Speaking in parliament, the organisation’s vice-chairman Panicos Argyrides said that so far this year KOAG has received €675,000 from nine passports issued under the scheme.
By the year’s end, it’s projected that KOAG will generate a total of €3m from the issuance of approximately 40 passports for the whole of 2019.
Argyrides said that around 300 passports are expected to be issued next year, bringing an additional €22.5 million into the organisation’s coffers.
He clarified that the funds (€75,000 per passport) are diverted to KOAG only once an application for Cypriot citizenship is approved, and not upon being filed.
The official was attending a session of the House finance committee, reviewing KOAG’s balance sheet.
Argyrides told MPs his organisation plans to use these funds to finance affordable student housing.
Back in February, and following criticism from overseas, the government introduced a series of changes to the citizenship-by-investment scheme, in a stated bid to make it more credible.
The changes included a €75,000 contribution from the proceeds to research and development and an equal amount to the Land Development Corporation to fund affordable housing schemes.
The cabinet also approved stricter criteria for applicants who will undergo background checks by a specialised foreign firm. Applicants will also be obliged to already possess a Schengen visa — a short-stay visa that allows a person to travel to any members of the Schengen Area for up to 90 days for tourism or business purposes.
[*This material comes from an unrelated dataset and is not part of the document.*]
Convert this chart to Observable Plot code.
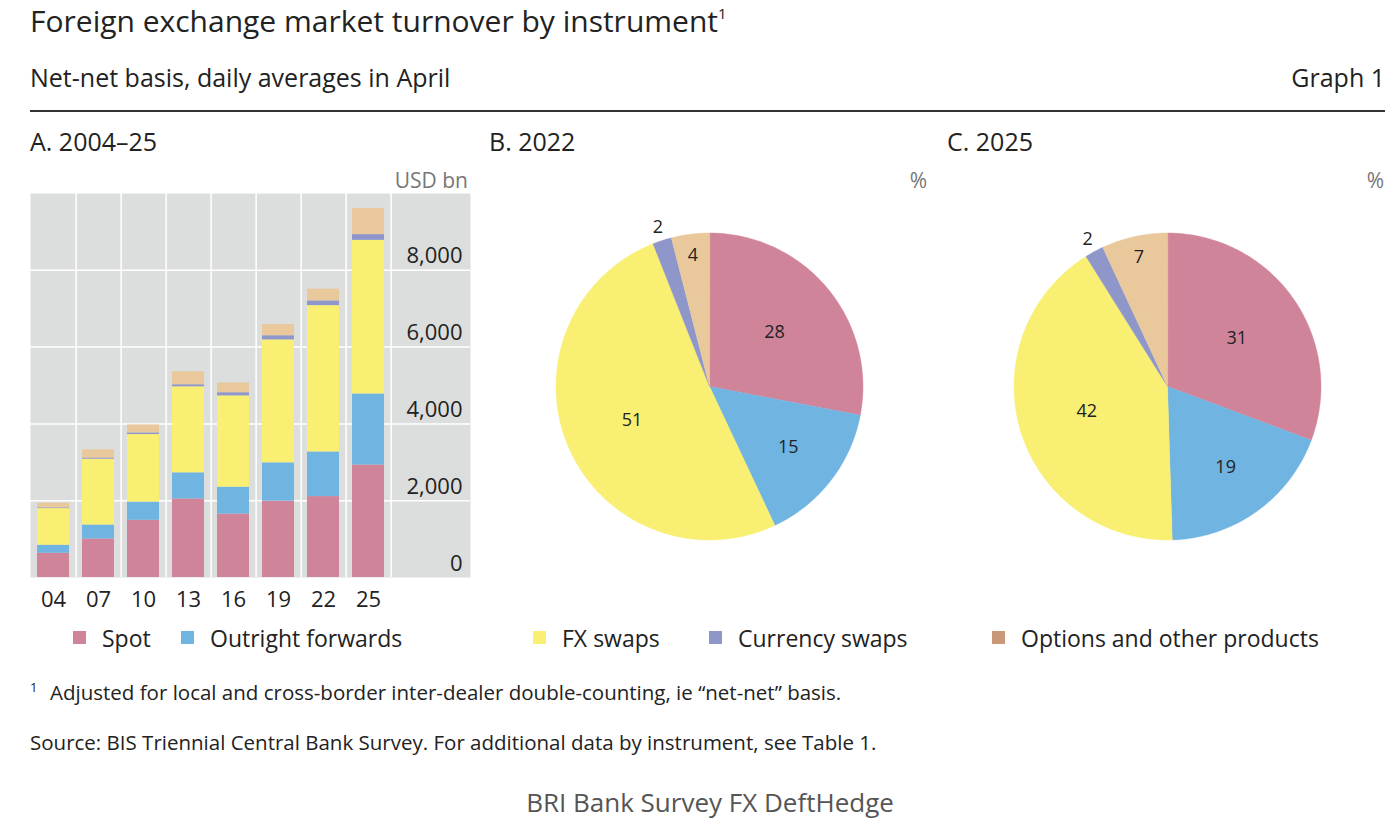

Applicants who have already been rejected by other EU states will be excluded.
In January, the European Commission had warned that programmes of EU states, including Cyprus, to sell passports and visas to wealthy foreigners could help organised crime groups infiltrate the bloc and raise the risk of money laundering, corruption and tax evasion.
Although legal, these schemes are sometimes run in opaque ways and without sufficient checks on those who acquire passports and visas, the Commission said, mostly raising concerns about the programmes in Malta and Cyprus.
In Cyprus, the investment amount is €2 million if the investment is made solely in residential real estate, at least a quarter of which must be spent on a residence for life.
If not, the threshold is €2.5 million, at least €500,000 of which must be spent on a permanent residence. In both cases, the requirement of a permanent residence ensures the investor remains closely engaged with Cyprus even if not actually obliged to live on the island.